[theme-reviewers] Minified CSS
Otto
otto at ottodestruct.com
Fri Feb 18 17:03:49 UTC 2011
On Fri, Feb 18, 2011 at 10:24 AM, Austin Matzko <austin at pressedcode.com> wrote:
> On Fri, Feb 18, 2011 at 9:19 AM, Otto <otto at ottodestruct.com> wrote:
>> Folks, seriously? This is not a GPL issue.
>>
>> Even minified CSS is still CSS, and it's not rendered uneditable by
>> minification. Use any CSS Beautifier and voila, it'll add the
>> whitespace right back for you.
>
> And I can un-obscure JS <http://core.trac.wordpress.org/ticket/15262>
> and even decompile a binary file.
Reversing JS compression and decompiling don't give you the original
code back. Beautifying CSS does, because CSS cannot have its actual
content altered or it loses its meaning.
Whitespace is not part of code. Removing it doesn't alter the code.
Adding it back doesn't alter the code. You cannot "compress" CSS in
any other fashion except by removing whitespace and/or comments.
> Just because obscured or compiled files can be reverse-engineered
> doesn't mean that they meet the requirements of the GPL.
Just because you optimize a file doesn't make it uneditable, which is
the main thing the GPL wants. Look at the *intent*.
> This strains the natural interpretation of "preferred form of the work
> for making modifications to it." It also makes the unfortunate
> implication that PHP obfuscators generate GPL-compatible source code.

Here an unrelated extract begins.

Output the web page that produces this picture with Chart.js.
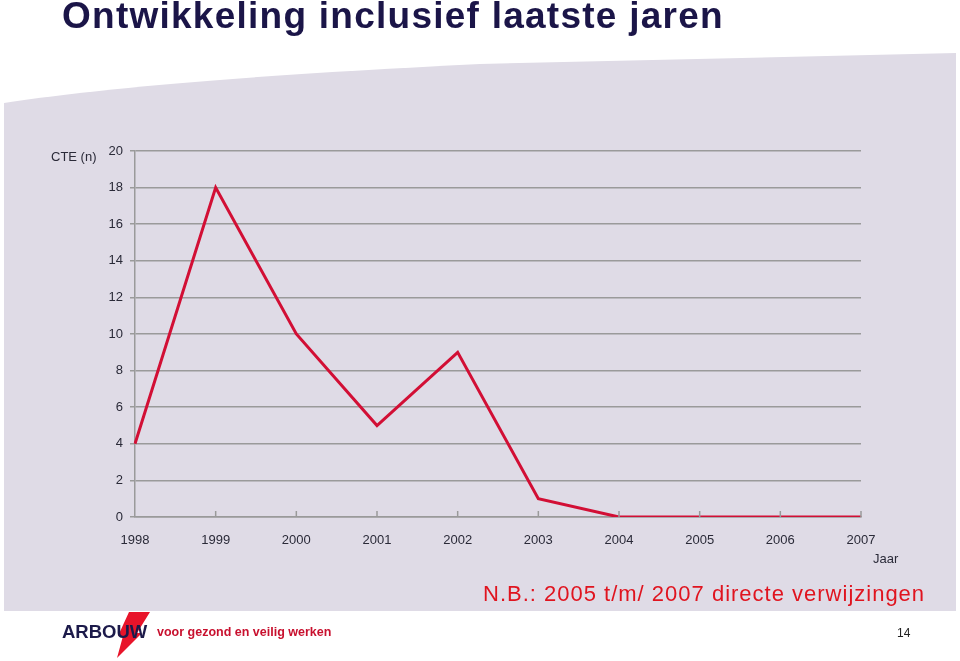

PHP Obfuscators do not create easily editable source code. Minified
CSS *is* easily editable, no matter what you think. It's content has
not changed. The text has not changed. Only whitespace has been
removed, and whitespace can be trivially added back if you happen to
be the kind of person that needs it (I am not, because I use smart
text editors).
Quite simply, your argument is silly. There is a substantial
difference between deliberately obfuscating something to make it
difficult to edit and removing whitespace from files to make them
smaller. One is done with malicious intent. The other is not.